At The Globe and Mail, Barry Hertz drops his mid-year top ten list. Readers looking for prestige pics won’t find them, but instead be rewarded with Gerard Butler and Jason Statham actioners. But Michel Franco’s love-it-or-hate-it exercise in ultra-violent brutal nihilism New Order tops the list: “Sadistic and nerve-wracking, the film is also fully riveting, demanding every second of your attention as Franco follows a revolution in a near-future Mexico City,” writes Hertz.

 

At That Shelf, Pat Mullen picks his top five films of the year so far. It’s mostly a Sundance celebration with the festival award winner Flee topping the list: “Flee is the story of someone who was in hiding while hiding, carefully masking every aspect of his soul from the family members who shared a stake in his survival.”

A Festival of Festivals: Cannes – Week 2

 

Jason Gorber has been busy gobbling beef tartare and cinema in France. At Roger Ebert, he offers a dispatch on some of the festival highlights, including Where Is Anne Frank?, Stillwater, and Icelandic director Valdimar Jóhannsson’s debut Lamb: “Jóhannsson’s background in Special Effects for Hollywood blockbusters (including locally shot Rogue One: A Star Wars Story, Prometheus and Transformers: Age of Extinction) turns what’s really an intimate family drama into something far more interesting to audiences attuned to its odd brand of tale.” At POV Magazine, he looks at one of the festival’s lows, Oliver Stone’s JFK Revisited: “I fear that this film does nothing other than burn down the existing narrative and replace it with something no less rickety and perhaps even more irresponsibly presented.”

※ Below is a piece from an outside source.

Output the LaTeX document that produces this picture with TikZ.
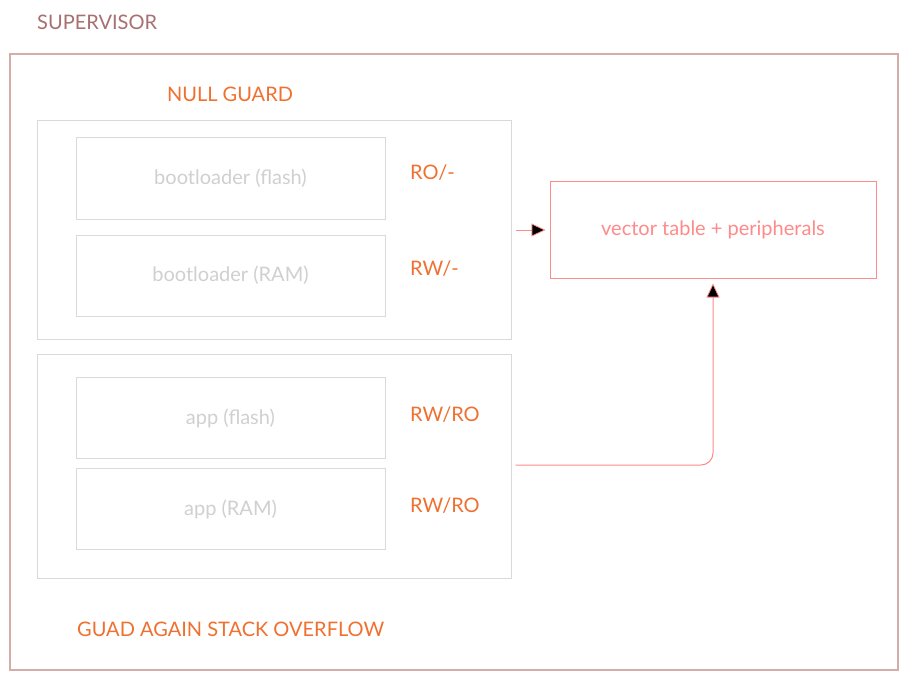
\documentclass[tikz,border=0pt]{standalone}
\usepackage{fontspec}
\setmainfont{Lato}
\usepackage{xcolor}
\usepackage{tikz}
\usetikzlibrary{arrows.meta, positioning, calc}
\definecolor{SupBorder}{RGB}{212, 172, 170}
\definecolor{SupText}{RGB}{168, 112, 112}
\definecolor{GuardOrange}{RGB}{240, 112, 48}
\definecolor{BoxGray}{RGB}{217, 217, 217}
\definecolor{BoxText}{RGB}{208, 208, 208}
\definecolor{VecPink}{RGB}{255, 138, 138}

\tikzset{
  memgroup/.style={draw=BoxGray, line width=1pt, inner sep=0pt},
  membox/.style={draw=BoxGray, line width=1pt, text=BoxText, minimum width=309pt, minimum height=81pt, inner sep=0pt},
  perm/.style={text=GuardOrange, anchor=west, inner sep=0pt},
  link/.style={VecPink, line width=1pt, -{Triangle[fill=black, length=14pt, width=13pt, line width=0.8pt]}}
}

\begin{document}
\begin{tikzpicture}[x=1pt,y=-1pt, font=\fontsize{20}{24}\selectfont]
  \path[use as bounding box] (0,0) rectangle (907,679);
  \fill[white] (0,0) rectangle (907,679);
  % supervisor frame
  \node[text=SupText, anchor=west, inner sep=0pt] (suplabel) at (37,22) {SUPERVISOR};
  \draw[SupBorder, line width=1.3pt] (10,54) rectangle (898,670);
  \node[text=GuardOrange, inner sep=0pt] (nulllabel) at (230,94) {NULL GUARD};
  \node[text=GuardOrange, anchor=west, inner sep=0pt] (stacklabel) at (77,629) {GUAD AGAIN STACK OVERFLOW};
  % bootloader group
  \node[memgroup, minimum width=474pt, minimum height=218pt] (bootgrp) at (274,230) {};
  \node[membox] (bootflash) at (230.5,178.5) {bootloader (flash)};
  \node[membox] (bootram) at (230.5,275.5) {bootloader (RAM)};
  \node[perm] (permbf) at (410,173) {RO/-};
  \node[perm] (permbr) at (410,269) {RW/-};
  % app group
  \node[memgroup, minimum width=474pt, minimum height=224pt] (appgrp) at (274,466) {};
  \node[membox] (appflash) at (230.5,418) {app (flash)};
  \node[membox] (appram) at (230.5,509) {app (RAM)};
  \node[perm] (permaf) at (410,415) {RW/RO};
  \node[perm] (permar) at (410,506) {RW/RO};
  % target
  \node[draw=VecPink, line width=1pt, text=VecPink, minimum width=326pt, minimum height=96pt, inner sep=0pt] (vectab) at (713,230) {vector table + peripherals};
  % connectors
  \draw[link] ([xshift=4pt]bootgrp.east) -- ([xshift=-4pt]vectab.west);
  \draw[link, rounded corners=12pt] ([xshift=4pt,yshift=1pt]appgrp.east) -| ([yshift=-5pt]vectab.south);
\end{tikzpicture}
\end{document}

TV Talk: Broadway Whimsy and Cautionary Capers

 

At What She Said, Anne Brodie sings high praise for AppleTV’s Schmigadoon: “Each character is a colourful stereotype, problems are solved through song and villagers dance their way to exhaustion for any and all occasions. Six episodes of this ear-piercing, high-pitched tuneful hijinks goes down easy thanks to runaway imagination.” Meanwhile, Never Have I Ever is welcome trip down memory lane (“its good to step back in time to those heady innocent days via this superior series”) and Turner and Hooch is a decent revival of a Tom Hanks classic (“Cute family fare and an endearing dog”).

 

At NOW, Norm Wilner gets a tour of Canadian content with the CTV series Surreal Estate: “Mysteries of the week take precedence over deep mythology and season-long arcs, which is downright refreshing in a Syfy series. It’s worth a drop-in.” He also agrees with Anne that Schmigadoon is lots of fun: “Shot entirely on soundstages to replicate the overlit, Technicolor look of Hollywood studio productions in the 40s and 50s, Schmigadoon! is aimed squarely at Broadway nerds, theatre kids and folks who enjoy winking genre deconstructions.”

 

At POV Magazine, Pat Mullen says that Netflix scores with its latest true crime mini-series Heist, which recaps three zany capers: “The fun, however, comes in the telling as the parties who pulled off the scores recount how they beat the bank. Unlike many true crimes series that usually offer grisly details and whodunit head-scratchers, Heist unpacks the toll of the big score.”